Auf Ebene der Bundesländer oder Kassenärztlichen Vereinigungen vermitteln die Zahlen nur eine grobe Übersicht. Den neuen Untersuchungen liegen – entsprechend der aktuellen Bedarfsplanung – darum zum Beispiel die sogenannten Mittelbereiche zugrunde: Hier sind Regionen abgebildet, in denen ein zentraler Ort umliegende Gebiete mit abdeckt. Dann wird etwa sichtbar, dass auch in Bundesländern, in denen die Versorgungswerte im Mittel über dem Bundesdurchschnitt liegen, Regionen mit unterdurchschnittlicher Versorgung existieren.

Die Wissenschaftler vom Versorgungsatlas haben auch Daten ausgewertet, welche die Versorgung mit spezialisierten, sogenannten fachärztlichen Internisten, zeigen. Dabei handelt es sich beispielsweise um Diabetologen, Gastroenterologen oder Kardiologen, die als „Internisten“ zusammengefasst nach Raumordnungsregionen geplant werden.

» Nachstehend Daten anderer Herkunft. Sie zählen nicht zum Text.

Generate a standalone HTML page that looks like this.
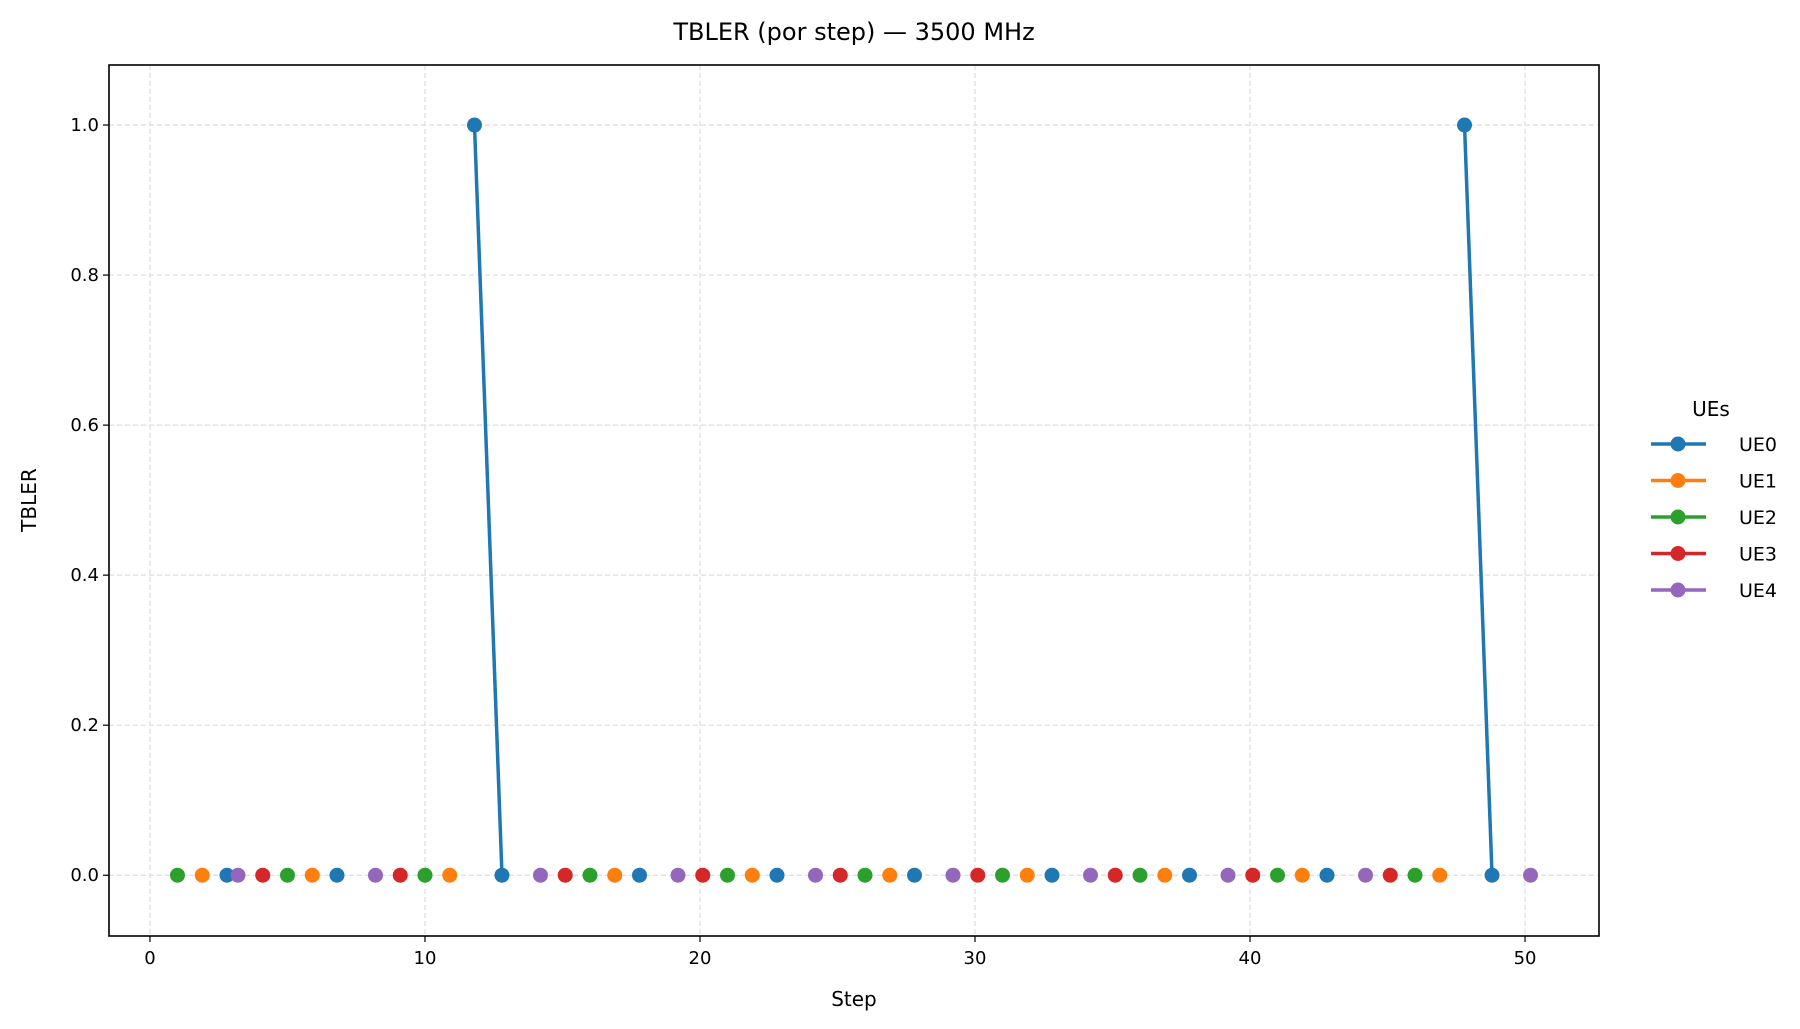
<!DOCTYPE html>
<html><head><meta charset="utf-8"><style>
html,body{margin:0;padding:0;background:#fff;}
svg{display:block;font-family:"DejaVu Sans","Liberation Sans",sans-serif;}
</style></head><body>
<svg id="chart" width="1800" height="1029" viewBox="0 0 1800 1029">
<rect x="0" y="0" width="1800" height="1029" fill="#fff"/>
<text x="854" y="40" font-size="24" text-anchor="middle" fill="#000">TBLER (por step) — 3500 MHz</text>
<g id="grid"></g>
<g id="series"></g>
<rect x="109" y="65" width="1490" height="871" fill="none" stroke="#000" stroke-width="1.6"/>
<g id="ticks"></g>
<text x="854" y="1006" font-size="20" text-anchor="middle">Step</text>
<text x="0" y="0" font-size="20" text-anchor="middle" transform="translate(36,500) rotate(-90)">TBLER</text>
<g id="legend">
<text x="1711" y="416" font-size="20" text-anchor="middle">UEs</text>
</g>
</svg>
<script>
const ueNames = ["UE0","UE1","UE2","UE3","UE4"];
const ueColors = ["#1f77b4","#ff7f0e","#2ca02c","#d62728","#9467bd"];
const ueOffsets = [-0.2,-0.1,0,0.1,0.2];
const ue0Steps = [3,7,12,13,18,23,28,33,38,43,48,49];
const ue0Values = [0,0,1,0,0,0,0,0,0,0,1,0];
const ue1Steps = [2,6,11,17,22,27,32,37,42,47];
const ue1Values = [0,0,0,0,0,0,0,0,0,0];
const ue2Steps = [1,5,10,16,21,26,31,36,41,46];
const ue2Values = [0,0,0,0,0,0,0,0,0,0];
const ue3Steps = [4,9,15,20,25,30,35,40,45];
const ue3Values = [0,0,0,0,0,0,0,0,0];
const ue4Steps = [3,8,14,19,24,29,34,39,44,50];
const ue4Values = [0,0,0,0,0,0,0,0,0,0];
const xTicks = [0,10,20,30,40,50];
const yTicks = [0,0.2,0.4,0.6,0.8,1.0];
const yTickLabels = ["0.0","0.2","0.4","0.6","0.8","1.0"];

const NS="http://www.w3.org/2000/svg";
const X0=109,X1=1599,Y0=65,Y1=936;
const xMin=-1.49,xMax=52.69,yMin=-0.081,yMax=1.08;
function sx(v){return X0+(v-xMin)/(xMax-xMin)*(X1-X0);}
function sy(v){return Y1-(v-yMin)/(yMax-yMin)*(Y1-Y0);}
function mk(tag,attrs,parent){const e=document.createElementNS(NS,tag);for(const k in attrs)e.setAttribute(k,attrs[k]);parent.appendChild(e);return e;}
const grid=document.getElementById('grid'),ticks=document.getElementById('ticks'),series=document.getElementById('series'),legend=document.getElementById('legend');
xTicks.forEach(t=>{
  const g=mk('line',{x1:sx(t),x2:sx(t),y1:Y0,y2:Y1,stroke:'#dddddd','stroke-width':1.2,'stroke-dasharray':'5,3'},grid);
  
  
  const tk=mk('line',{x1:sx(t),x2:sx(t),y1:Y1,y2:Y1+6,stroke:'#000','stroke-width':1.2},ticks);
  
  
  const lb=mk('text',{x:sx(t),y:Y1+28,'font-size':18,'text-anchor':'middle'},ticks);
  lb.textContent=t;
  
  
});
yTicks.forEach((t,i)=>{
  const g=mk('line',{x1:X0,x2:X1,y1:sy(t),y2:sy(t),stroke:'#dddddd','stroke-width':1.2,'stroke-dasharray':'5,3'},grid);
  
  
  const tk=mk('line',{x1:X0-6,x2:X0,y1:sy(t),y2:sy(t),stroke:'#000','stroke-width':1.2},ticks);
  
  
  const lb=mk('text',{x:X0-10,y:sy(t)+6,'font-size':18,'text-anchor':'end'},ticks);
  lb.textContent=yTickLabels[i];
  
  
});
const allSteps=[ue0Steps,ue1Steps,ue2Steps,ue3Steps,ue4Steps];
const allVals=[ue0Values,ue1Values,ue2Values,ue3Values,ue4Values];
allSteps.forEach((steps,u)=>{
  const grp=mk('g',{},series);
  
  
  // line segments only between consecutive steps (gaps elsewhere)
  for(let i=1;i<steps.length;i++){
    if(steps[i]-steps[i-1]===1){
      const ln=mk('line',{x1:sx(steps[i-1]+ueOffsets[u]),y1:sy(allVals[u][i-1]),x2:sx(steps[i]+ueOffsets[u]),y2:sy(allVals[u][i]),stroke:ueColors[u],'stroke-width':3.5,'stroke-linecap':'round'},grp);
      
      
    }
  }
  steps.forEach((s,i)=>{
    const c=mk('circle',{cx:sx(s+ueOffsets[u]),cy:sy(allVals[u][i]),r:7.5,fill:ueColors[u]},grp);
    
    
  });
});
ueNames.forEach((n,i)=>{
  const y=444+i*36.5;
  const g=mk('g',{},legend);
  
  
  mk('line',{x1:1651,x2:1706,y1:y,y2:y,stroke:ueColors[i],'stroke-width':3.5},g);
  mk('circle',{cx:1678,cy:y,r:7.5,fill:ueColors[i]},g);
  const t=mk('text',{x:1739,y:y+7,'font-size':19},g);
  t.textContent=n;
});
</script>
</body></html>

Insgesamt zeigen die Berechnungen, die auf den Daten des Bundesarztregisters der Kassenärztlichen Bundesvereinigung beruhen, dass sich die reale Versorgungssituation deutlich von den sogenannten Verhältniszahlen der Bedarfsplanung entfernt hat. Diese vorgegebenen Verhältniszahlen von Einwohnern und Ärzten stammen unverändert aus den 1990er Jahren und wurden seitdem eingefroren. Ihnen zufolge gilt eine Region beispielsweise mit Hausärzten zu 100 Prozent als versorgt, wenn die 1990 definierte Verhältniszahl von einem Hausarzt pro 1.671  Einwohner erfüllt ist. Seit der Überarbeitung der Richtlinie kann die Veränderung der demografischen Struktur der Bevölkerung, der Demografiefaktor, berücksichtigt werden, wobei auf Landesebene von der Richtlinie abgewichen werden kann.

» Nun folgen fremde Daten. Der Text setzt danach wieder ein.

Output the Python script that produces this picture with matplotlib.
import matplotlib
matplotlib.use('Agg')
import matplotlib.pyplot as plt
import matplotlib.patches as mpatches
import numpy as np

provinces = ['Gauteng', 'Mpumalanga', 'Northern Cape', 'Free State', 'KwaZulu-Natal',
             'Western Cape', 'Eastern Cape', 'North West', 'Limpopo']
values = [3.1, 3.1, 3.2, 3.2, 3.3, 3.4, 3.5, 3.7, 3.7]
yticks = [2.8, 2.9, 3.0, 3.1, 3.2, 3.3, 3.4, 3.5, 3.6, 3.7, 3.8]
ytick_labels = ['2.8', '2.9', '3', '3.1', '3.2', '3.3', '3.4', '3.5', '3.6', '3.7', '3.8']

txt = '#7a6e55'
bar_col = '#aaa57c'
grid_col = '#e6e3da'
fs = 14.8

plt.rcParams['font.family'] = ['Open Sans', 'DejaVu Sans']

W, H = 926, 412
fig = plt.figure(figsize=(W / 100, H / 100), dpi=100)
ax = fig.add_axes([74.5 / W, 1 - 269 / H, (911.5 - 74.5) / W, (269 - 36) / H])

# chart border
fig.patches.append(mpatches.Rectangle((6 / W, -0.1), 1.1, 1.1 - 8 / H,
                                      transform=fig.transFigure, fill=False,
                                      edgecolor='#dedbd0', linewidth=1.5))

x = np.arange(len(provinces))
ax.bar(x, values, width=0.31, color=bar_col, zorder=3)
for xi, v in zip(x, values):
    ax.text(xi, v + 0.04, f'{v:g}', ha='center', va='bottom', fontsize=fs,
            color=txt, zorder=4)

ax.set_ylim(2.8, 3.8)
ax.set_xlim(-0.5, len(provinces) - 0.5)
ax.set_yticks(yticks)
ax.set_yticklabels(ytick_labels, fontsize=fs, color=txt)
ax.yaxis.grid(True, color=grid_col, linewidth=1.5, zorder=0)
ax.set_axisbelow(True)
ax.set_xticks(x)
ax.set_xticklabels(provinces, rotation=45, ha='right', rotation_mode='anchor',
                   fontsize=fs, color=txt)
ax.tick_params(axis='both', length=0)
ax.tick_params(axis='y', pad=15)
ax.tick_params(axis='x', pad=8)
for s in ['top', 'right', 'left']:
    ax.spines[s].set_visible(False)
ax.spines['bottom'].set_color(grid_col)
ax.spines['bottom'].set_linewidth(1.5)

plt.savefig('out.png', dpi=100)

„Um aber beurteilen zu können, ob tatsächlich eine Über- oder Unterversorgung vorliegt, müssen aus Sicht der Versorgungsforschung neben der Altersstruktur der Bevölkerung auch weitere Faktoren berücksichtigt werden: Dazu zählen z. B. die Verteilung und Häufigkeit von Erkrankungen (Morbiditätsstruktur) und die Sozialstruktur“, sagt Dr. Jörg Bätzing-Feigenbaum, der Leiter des Versorgungsatlas. Ebenso müsste die örtliche Arbeitsteilung zwischen ambulanter und stationärer Versorgung berücksichtigt werden, um eine realistische Abbildung des Versorgungsbedarfes zu erhalten. „Wenn die Menschen in einer Region sehr häufig im Krankenhaus behandelt werden, gilt dies international als ein Zeichen dafür, dass in der ambulanten Versorgung Ärzte fehlen, welche die Einweisung hätten verhindern können,“ erklärt Dr. Dominik von Stillfried, Leiter des Zentralinstituts. „Darum sagt der ausgewiesene Versorgungsgrad wenig darüber aus, ob aufgrund des Versorgungsbedarfs vor Ort eine höhere oder niedrigere Arztzahl begründet wäre.“

Ein Forscherteam des Zentralinstituts für die kassenärztliche Versorgung simulierte in einem Worst-Case-Szenario auf Basis der neuen Daten auch die mögliche Auswirkung des geplanten Versorgungsstärkungsgesetzes auf die vertragsärztliche Versorgung: „Ärzte oberhalb der Sperrgrenze“. Das Gesetz sieht vor, dass ab einem Versorgungsgrad von 110 Prozent die Zulassungsausschüsse vor Ort prüfen und begründen, ob eine Praxis erneut besetzt werden kann. Wenn deren Erhalt nicht begründet werden kann – nicht zuletzt auch, weil aus der Sicht der Versorgungsforscher relevante Informationen fehlen – soll der Sitz von der jeweils zuständigen Kassenärztlichen Vereinigung aufgekauft und geschlossen werden. Aufgrund der Altersstruktur der Ärzte – ein Viertel der Ärzte und Psychotherapeuten ist älter als 60 Jahre – stehen innerhalb der nächsten zwei Jahre schätzungsweise 10.000 Praxissitze zur Disposition. Nach den geltenden Verhältniszahlen wären z. B. rund 50 Prozent der fachinternistischen Arztsitze bei der Übergabe an einen Nachfolger in Frage gestellt. „Dies würde auf der Basis unzureichender Informationen zu erheblichen Veränderungen in der ambulanten Versorgung führen“, fürchtet von Stillfried.